While Ronaldo will be at these Euros as the captain of Portugal – set to take part in his record sixth Euros – the 39-year-old hasn’t factored in the top-three of the Ballon d’Or voting since 2019 and has since left Europe to try his hand with Saudi Arabia’s Al-Nassr. Though he enters the Euros as the competition’s career scoring leader, with 14 goals in 25 appearances, he has a more-than-capable supporting cast this time around. The 2016 European champion was the only team to post a perfect record in qualifying, winning all 10 games, scoring 36 and conceding just two.
Like Ronaldo, the 20-year-old Bellingham knows what it’s like to be part of a European Championship final, as his England team was a couple of penalty kicks away from winning Euro 2020 – held in 2021 because of the pandemic. However, the former Birmingham City prodigy – who had his number retired long before Blues part-owner Tom Brady had his own jersey hung from the rafters – played no part in that final loss as a 17-year-old.
Since then, though, Bellingham has barely looked back, playing in all five games for England at the Qatar World Cup, earning Bundesliga player of the season for Borussia Dortmund, before securing his dream move to Real Madrid last summer. In the Spanish capital he has belied his youth, taking the No. 5 jersey once worn by Zinédine Zidane, and leading the club to a Spanish league title and the European Cup, adding the Kopa Trophy, as the world’s best younger player, for good measure.

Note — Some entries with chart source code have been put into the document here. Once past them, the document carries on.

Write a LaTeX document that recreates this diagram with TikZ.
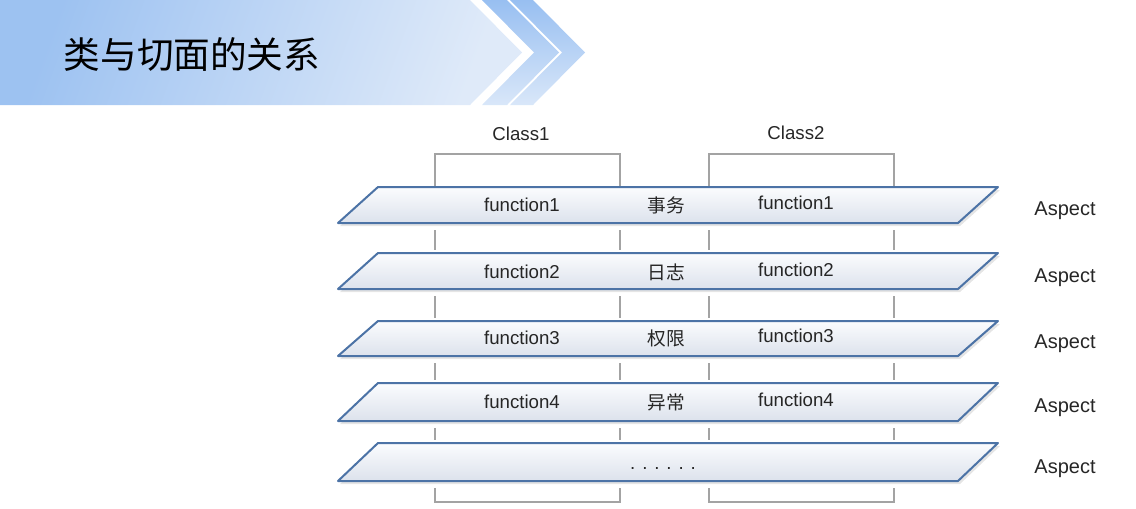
\documentclass[tikz,border=0pt]{standalone}
\usepackage{fontspec}
\setmainfont{Liberation Sans}
\newfontfamily\cjk{Noto Sans CJK SC}

\definecolor{bannerdark}{HTML}{9DC2F1}
\definecolor{bannerlight}{HTML}{DFEAF9}
\definecolor{bandtop}{HTML}{98BFF1}
\definecolor{bandbottom}{HTML}{D9E7F9}
\definecolor{layerline}{HTML}{4C73A6}
\definecolor{layertop}{HTML}{FBFCFE}
\definecolor{layerbottom}{HTML}{DCE2EC}
\definecolor{bracketgray}{HTML}{A3A3A3}
\definecolor{textgray}{HTML}{262626}

\tikzset{
  layer/.style={draw=layerline, line width=1.5pt, line join=round, top color=layertop, bottom color=layerbottom},
  layershadow/.style={fill=black!10},
  bracket/.style={draw=bracketgray, line width=1.2pt},
  titletext/.style={font=\cjk\fontsize{27.5pt}{30pt}\selectfont, text=black, inner sep=0pt},
  fntext/.style={font=\fontsize{14pt}{16pt}\selectfont, text=textgray, inner sep=0pt},
  cjktext/.style={font=\cjk\fontsize{14pt}{16pt}\selectfont, text=textgray, inner sep=0pt},
  aspect/.style={font=\fontsize{15pt}{18pt}\selectfont, text=textgray, inner sep=0pt},
}

\begin{document}
\begin{tikzpicture}[x=0.75pt, y=-0.75pt]
    \useasboundingbox (0,0) rectangle (1136,508);

    % Title banner
    \shade[top color=bannerdark, bottom color=bannerlight, shading angle=70]
        (0,0) -- (470,0) -- (522,52.5) -- (470,105) -- (0,105) -- cycle;
    \shade[top color=bandtop, bottom color=bandbottom]
        (482,0) -- (507,0) -- (559,52.5) -- (507,105) -- (482,105) -- (534,52.5) -- cycle;
    \shade[top color=bandtop, bottom color=bandbottom]
        (510,0) -- (533,0) -- (585,52.5) -- (533,105) -- (510,105) -- (562,52.5) -- cycle;
    \node[titletext] (title) at (192,54) {类与切面的关系};

    % Class brackets
    \node[fntext] (class1) at (521,134) {Class1};
    \node[fntext] (class2) at (796,133) {Class2};
    \draw[bracket] (435,186) -- (435,154) -- (620,154) -- (620,186);
    \draw[bracket] (709,186) -- (709,154) -- (894,154) -- (894,186);
    \foreach \x in {435,620,709,894} {
        \foreach \ya/\yb in {230/250, 296/318, 363/380, 428/440}
            \draw[bracket] (\x,\ya) -- (\x,\yb);
    }
    \draw[bracket] (435,488) -- (435,502) -- (620,502) -- (620,488);
    \draw[bracket] (709,488) -- (709,502) -- (894,502) -- (894,488);

    % Aspect layers
    \foreach \ya/\yb in {187/223, 253/289, 321/356, 383/421, 443/481} {
        \fill[layershadow] (340,\yb+3) -- (380,\ya+3) -- (1000,\ya+3) -- (960,\yb+3) -- cycle;
        \shadedraw[layer] (338,\yb) -- (378,\ya) -- (998,\ya) -- (958,\yb) -- cycle;
    }

    % Functions and concerns
    \foreach \y/\n/\c in {205/1/事务, 272/2/日志, 338/3/权限, 402/4/异常} {
        \node[fntext] (fa\n) at (522,\y) {function\n};
        \node[cjktext] (concern\n) at (666,\y) {\c};
        \node[fntext] (fb\n) at (796,\y-2) {function\n};
    }
    \node[fntext, anchor=base] (dots) at (663,469) {. . . . . .};

    \foreach \y/\n in {211/1, 278/2, 344/3, 408/4, 469/5}
        \node[aspect] (aspect\n) at (1065,\y) {Aspect};
\end{tikzpicture}
\end{document}
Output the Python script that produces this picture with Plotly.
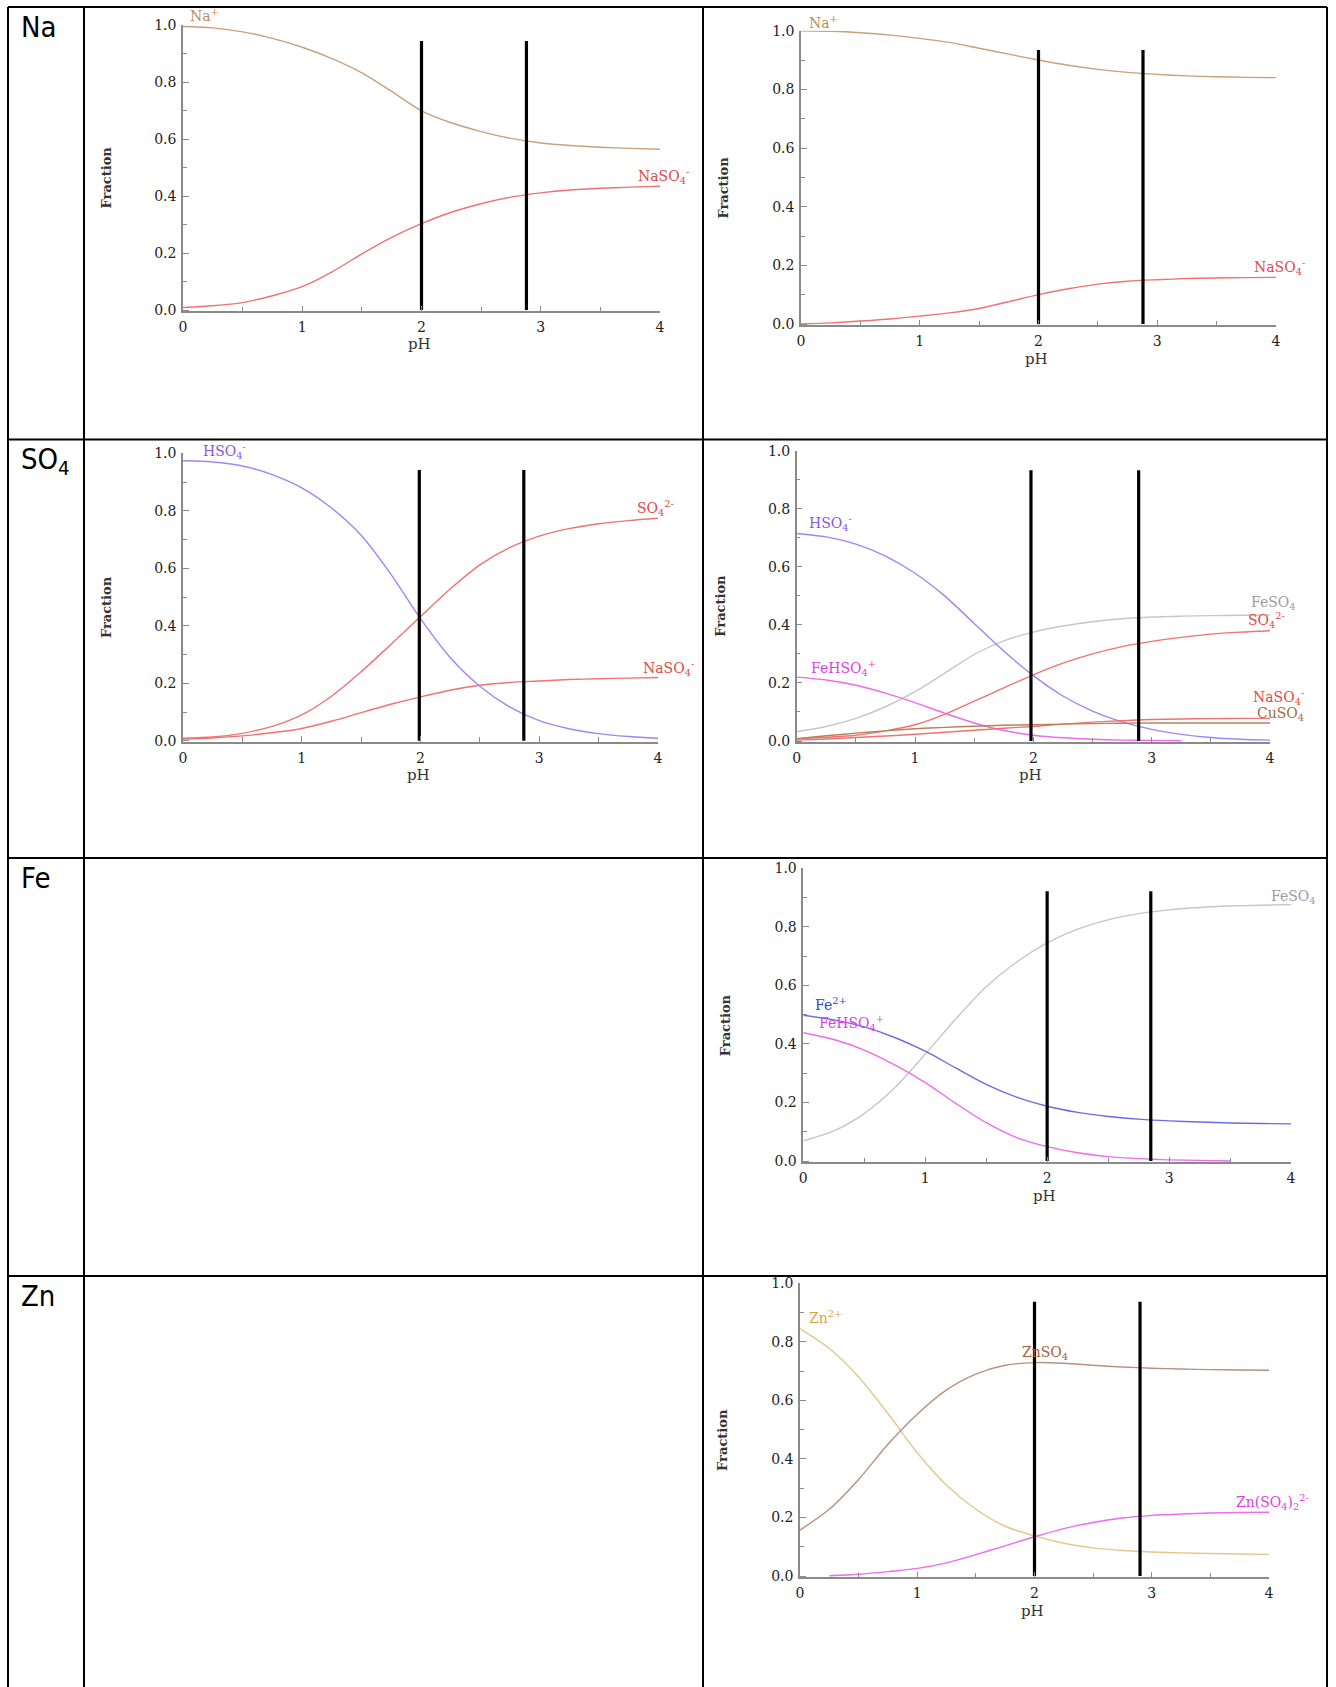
import plotly.graph_objects as go

# ---------------- data ----------------
ph = [0.0, 0.25, 0.5, 0.75, 1.0, 1.25, 1.5, 1.75, 2.0, 2.25, 2.5, 2.75, 3.0, 3.25, 3.5, 3.75, 4.0]

row_labels = ["Na", "SO<sub>4</sub>", "Fe", "Zn"]

# Panel A: Na, left
a_na = [0.995, 0.99, 0.976, 0.953, 0.922, 0.882, 0.832, 0.767, 0.699, 0.657, 0.626, 0.602, 0.586, 0.577, 0.571, 0.567, 0.564]
a_naso4 = [0.009, 0.015, 0.026, 0.05, 0.082, 0.134, 0.197, 0.255, 0.303, 0.343, 0.373, 0.396, 0.411, 0.421, 0.427, 0.431, 0.434]
a_marks = [2.0, 2.88]
a_mark_top = 0.944

# Panel B: Na, right
b_na = [1.0, 0.998, 0.993, 0.985, 0.974, 0.96, 0.94, 0.92, 0.90, 0.882, 0.868, 0.858, 0.851, 0.846, 0.843, 0.841, 0.84]
b_naso4 = [0.0, 0.004, 0.01, 0.017, 0.027, 0.038, 0.053, 0.076, 0.1, 0.12, 0.136, 0.146, 0.151, 0.155, 0.157, 0.158, 0.159]
b_marks = [2.0, 2.88]
b_mark_top = 0.934

# Panel C: SO4, left
c_hso4 = [0.974, 0.97, 0.956, 0.926, 0.88, 0.81, 0.715, 0.58, 0.425, 0.29, 0.19, 0.118, 0.07, 0.042, 0.025, 0.015, 0.009]
c_so4 = [0.009, 0.013, 0.026, 0.05, 0.09, 0.155, 0.24, 0.335, 0.432, 0.528, 0.612, 0.672, 0.712, 0.738, 0.755, 0.766, 0.774]
c_naso4 = [0.006, 0.01, 0.017, 0.028, 0.043, 0.068, 0.098, 0.127, 0.153, 0.176, 0.193, 0.203, 0.208, 0.213, 0.216, 0.218, 0.22]
c_marks = [1.99, 2.87]
c_mark_top = 0.942

# Panel D: SO4, right
d_hso4 = [0.715, 0.703, 0.678, 0.637, 0.578, 0.5, 0.405, 0.31, 0.225, 0.155, 0.103, 0.066, 0.04, 0.023, 0.012, 0.006, 0.003]
d_feso4 = [0.032, 0.05, 0.078, 0.118, 0.17, 0.233, 0.298, 0.345, 0.375, 0.396, 0.411, 0.421, 0.427, 0.43, 0.432, 0.433, 0.434]
d_so4 = [0.008, 0.013, 0.02, 0.035, 0.056, 0.092, 0.137, 0.183, 0.228, 0.268, 0.3, 0.325, 0.343, 0.357, 0.368, 0.375, 0.38]
d_fehso4 = [0.22, 0.21, 0.192, 0.165, 0.132, 0.096, 0.062, 0.036, 0.02, 0.011, 0.006, 0.003, 0.002, 0.001, None, None, None]
d_naso4 = [0.003, 0.007, 0.012, 0.017, 0.023, 0.03, 0.037, 0.044, 0.05, 0.058, 0.065, 0.07, 0.074, 0.076, 0.077, 0.078, 0.078]
d_cuso4 = [0.008, 0.018, 0.027, 0.035, 0.042, 0.047, 0.051, 0.054, 0.056, 0.058, 0.06, 0.061, 0.062, 0.062, 0.062, 0.062, 0.062]
d_marks = [1.98, 2.89]
d_mark_top = 0.933

# Panel E: Fe, right
e_feso4 = [0.069, 0.103, 0.162, 0.25, 0.365, 0.485, 0.595, 0.68, 0.745, 0.792, 0.824, 0.845, 0.858, 0.866, 0.871, 0.874, 0.876]
e_fe = [0.498, 0.482, 0.458, 0.422, 0.375, 0.318, 0.262, 0.218, 0.187, 0.166, 0.152, 0.143, 0.137, 0.133, 0.13, 0.128, 0.127]
e_fehso4 = [0.438, 0.415, 0.379, 0.328, 0.268, 0.197, 0.131, 0.08, 0.049, 0.028, 0.015, 0.008, 0.004, 0.002, 0.0, None, None]
e_marks = [2.0, 2.85]
e_mark_top = 0.922

# Panel F: Zn, right
f_zn = [0.845, 0.777, 0.68, 0.555, 0.421, 0.31, 0.228, 0.17, 0.137, 0.112, 0.096, 0.087, 0.082, 0.079, 0.077, 0.075, 0.074]
f_znso4 = [0.157, 0.228, 0.33, 0.45, 0.553, 0.636, 0.69, 0.72, 0.729, 0.727, 0.72, 0.714, 0.71, 0.707, 0.705, 0.704, 0.703]
f_znso42 = [None, 0.001, 0.006, 0.015, 0.026, 0.045, 0.073, 0.103, 0.134, 0.162, 0.183, 0.198, 0.207, 0.212, 0.215, 0.217, 0.218]
f_marks = [2.0, 2.9]
f_mark_top = 0.937

x_ticks = [0, 1, 2, 3, 4]
y_ticks = [0.0, 0.2, 0.4, 0.6, 0.8, 1.0]

# ---------------- styles / layout ----------------
W, H = 1336, 1687
SERIF = "DejaVu Serif, Liberation Serif, serif"

C_NA = "#c9a07c"
C_RED = "#f07272"
C_PURP = "#a384f2"
C_GRAY = "#c6c6c6"
C_MAG = "#ee6aee"
C_BLUE = "#6b6be6"
C_CU = "#b98158"
C_ZN = "#e6c58e"
C_ZNSO4 = "#b99080"

L_NA = "#c08a5c"
L_RED = "#e24848"
L_PURP = "#8a55e6"
L_GRAY = "#9c9c9c"
L_MAG = "#e040e0"
L_BLUE = "#3c3ce0"
L_CU = "#a8683c"
L_ZN = "#d9a548"
L_ZNSO4 = "#a4603e"

# pixel boxes: (x at pH0, x at pH4, y at 1.0, y at 0.0)
panels = [
    dict(box=(183, 660, 25, 310), marks=a_marks, top=a_mark_top,
         series=[(a_na, C_NA), (a_naso4, C_RED)],
         labels=[("Na<sup>+</sup>", 0.04, 1.035, L_NA), ("NaSO<sub>4</sub><sup>-</sup>", 3.8, 0.47, L_RED)]),
    dict(box=(801, 1276, 30.7, 324), marks=b_marks, top=b_mark_top,
         series=[(b_na, C_NA), (b_naso4, C_RED)],
         labels=[("Na<sup>+</sup>", 0.05, 1.03, L_NA), ("NaSO<sub>4</sub><sup>-</sup>", 3.8, 0.195, L_RED)]),
    dict(box=(183, 658, 453.3, 740.8), marks=c_marks, top=c_mark_top,
         series=[(c_hso4, C_PURP), (c_so4, C_RED), (c_naso4, C_RED)],
         labels=[("HSO<sub>4</sub><sup>-</sup>", 0.15, 1.008, L_PURP),
                 ("SO<sub>4</sub><sup>2-</sup>", 3.81, 0.81, L_RED),
                 ("NaSO<sub>4</sub><sup>-</sup>", 3.86, 0.252, L_RED)]),
    dict(box=(796.7, 1270, 450.7, 741), marks=d_marks, top=d_mark_top,
         series=[(d_feso4, C_GRAY), (d_hso4, C_PURP), (d_so4, C_RED), (d_fehso4, C_MAG),
                 (d_naso4, C_RED), (d_cuso4, C_CU)],
         labels=[("HSO<sub>4</sub><sup>-</sup>", 0.085, 0.75, L_PURP),
                 ("FeHSO<sub>4</sub><sup>+</sup>", 0.1, 0.25, L_MAG),
                 ("FeSO<sub>4</sub>", 3.82, 0.475, L_GRAY),
                 ("SO<sub>4</sub><sup>2-</sup>", 3.8, 0.418, L_RED),
                 ("NaSO<sub>4</sub><sup>-</sup>", 3.84, 0.15, L_RED),
                 ("CuSO<sub>4</sub>", 3.87, 0.092, L_CU)]),
    dict(box=(803.3, 1291, 868.3, 1161), marks=e_marks, top=e_mark_top,
         series=[(e_feso4, C_GRAY), (e_fe, C_BLUE), (e_fehso4, C_MAG)],
         labels=[("FeSO<sub>4</sub>", 3.82, 0.903, L_GRAY),
                 ("Fe<sup>2+</sup>", 0.077, 0.535, L_BLUE),
                 ("FeHSO<sub>4</sub><sup>+</sup>", 0.116, 0.472, L_MAG)]),
    dict(box=(800, 1269, 1283.3, 1576), marks=f_marks, top=f_mark_top,
         series=[(f_zn, C_ZN), (f_znso4, C_ZNSO4), (f_znso42, C_MAG)],
         labels=[("Zn<sup>2+</sup>", 0.059, 0.886, L_ZN),
                 ("ZnSO<sub>4</sub>", 1.88, 0.763, L_ZNSO4),
                 ("Zn(SO<sub>4</sub>)<sub>2</sub><sup>2-</sup>", 3.7, 0.252, L_MAG)]),
]

YMIN = -0.005

def dom_x(v):
    return v / 4.0

def dom_y(v):
    return (v - YMIN) / (1.0 - YMIN)

fig = go.Figure()
shapes = []
annotations = []
layout_axes = {}

for i, p in enumerate(panels, start=1):
    xa = "x" if i == 1 else f"x{i}"
    ya = "y" if i == 1 else f"y{i}"
    xk = "xaxis" if i == 1 else f"xaxis{i}"
    yk = "yaxis" if i == 1 else f"yaxis{i}"
    x0, x4, yt, y0 = p["box"]
    ybot = y0 + (0 - YMIN) * (y0 - yt)
    for vals, col in p["series"]:
        fig.add_trace(go.Scatter(x=ph, y=vals, mode="lines", xaxis=xa, yaxis=ya,
                                 line=dict(color=col, width=1.4, shape="spline", smoothing=0.8),
                                 showlegend=False, hoverinfo="skip", connectgaps=False))
    for m in p["marks"]:
        fig.add_trace(go.Scatter(x=[m, m], y=[0, p["top"]], mode="lines", xaxis=xa, yaxis=ya,
                                 line=dict(color="black", width=3.2), showlegend=False,
                                 hoverinfo="skip", cliponaxis=False))
    axis_common = dict(showline=True, linecolor="#8a8a8a", linewidth=1.5, showgrid=False,
                       zeroline=False, ticks="inside", tickcolor="#8a8a8a", ticklen=6,
                       tickwidth=1.2, automargin=False,
                       tickfont=dict(family=SERIF, size=14, color="#222222"))
    layout_axes[xk] = dict(axis_common, domain=[x0 / W, x4 / W], range=[0, 4], anchor=ya,
                           tickvals=x_ticks, ticklabelstandoff=2,
                           minor=dict(dtick=0.5, ticks="inside", ticklen=5, tickcolor="#8a8a8a"))
    layout_axes[yk] = dict(axis_common, domain=[1 - ybot / H, 1 - yt / H], range=[YMIN, 1.0],
                           anchor=xa, tickvals=y_ticks, tickformat=".1f", ticklabelstandoff=2,
                           minor=dict(dtick=0.1, ticks="inside", ticklen=4, tickcolor="#8a8a8a"))
    # axis titles
    annotations.append(dict(text="pH", x=dom_x(1.98), y=dom_y(-0.118),
                            xref=f"{xa} domain", yref=f"{ya} domain", showarrow=False,
                            font=dict(family=SERIF, size=15, color="#333333"),
                            xanchor="center", yanchor="middle"))
    annotations.append(dict(text="<b>Fraction</b>", x=0, y=dom_y(0.465),
                            xref=f"{xa} domain", yref=f"{ya} domain", xshift=-77,
                            showarrow=False, textangle=-90,
                            font=dict(family=SERIF, size=13, color="#333333"),
                            xanchor="center", yanchor="middle"))
    for txt, lx, ly, lc in p["labels"]:
        annotations.append(dict(text=txt, x=dom_x(lx), y=dom_y(ly),
                                xref=f"{xa} domain", yref=f"{ya} domain", showarrow=False,
                                font=dict(family=SERIF, size=14, color=lc),
                                xanchor="left", yanchor="middle"))

# table grid (pixel positions -> paper)
def px_x(v):
    return v / W

def px_y(v):
    return 1 - v / H

v_lines = [8, 84, 703, 1327]
h_lines = [7, 439.5, 858, 1276]
for vx in v_lines:
    shapes.append(dict(type="line", xref="paper", yref="paper", x0=px_x(vx), x1=px_x(vx),
                       y0=px_y(7), y1=px_y(1687), line=dict(color="black", width=2)))
for hy in h_lines:
    shapes.append(dict(type="line", xref="paper", yref="paper", x0=px_x(8), x1=px_x(1327),
                       y0=px_y(hy), y1=px_y(hy), line=dict(color="black", width=2)))

row_tops = [7, 439.5, 858, 1276]
for lab, top in zip(row_labels, row_tops):
    annotations.append(dict(text=lab, x=px_x(19), y=px_y(top + 1), xref="paper", yref="paper",
                            showarrow=False, xanchor="left", yanchor="top",
                            font=dict(family="Liberation Sans Narrow, DejaVu Sans Condensed, Liberation Sans, sans-serif",
                                      size=29, color="black")))

fig.update_layout(width=W, height=H, margin=dict(l=0, r=0, t=0, b=0, autoexpand=False),
                  paper_bgcolor="white", plot_bgcolor="rgba(0,0,0,0)",
                  shapes=shapes, annotations=annotations, showlegend=False, **layout_axes)

fig.write_html("out.html",
               config={"displayModeBar": False},
               post_script="document.body.style.margin='0px';document.documentElement.style.margin='0px';document.body.style.overflow='hidden';")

The weight of history may be against Bellingham, however. Only five men have added a European Championship victory to a domestic league and Champions League double in the same season, and they all played for PSV Eindhoven and the victorious 1988 Dutch squad.
Kroos, Germany’s midfield talisman, will be facing the same hoodoo, although unlike Bellingham, as a member of Die Mannschaft, Kroos is no stranger to championship success on the international stage. The 34-year-old played every minute as Germany won the 2014 World Cup in Brazil, besting Messi’s Argentina in the final.
But that was 10 years ago, and Kroos has already retired from the national team since then, with the six-time Champions League winner walking away after Germany’s exit at the hands of England at Euro 2021. But he unretired earlier this year after being coaxed to do so by current head coach Julian Nagelsmann, although Kroos has since said he will hang up his boots for good at the conclusion of the tournament.
Like Kroos, Mbappé is well acquainted with the pinnacle of international soccer, winning the 2018 World Cup and then scoring a hat trick in a losing effort in 2022 as France came up just short of a repeat.
His history at the European Championship is less sublime, with Mbappé missing the crucial fifth penalty in a shootout loss to Switzerland three years ago at the last-16 stage.
The 25-year-old enters the European Championship in a rich vein of form, however. He just led France’s Ligue 1 in scoring for the sixth successive season, beating Canada’s Jonathan David by eight goals for the honour this time around, as well as tying with England’s Harry Kane as the leading scorer in the Champions League.
And though he joined Real Madrid too late to win a coveted Champions League title – for this season at least – his role as captain of one of the Euro 2024 favourites could yet see him lifting a trophy representing continental supremacy, as well as get him one step closer to the trophy he really wants.
As he told German newspaper Bild earlier this week: “The Ballon d’Or remains my goal.”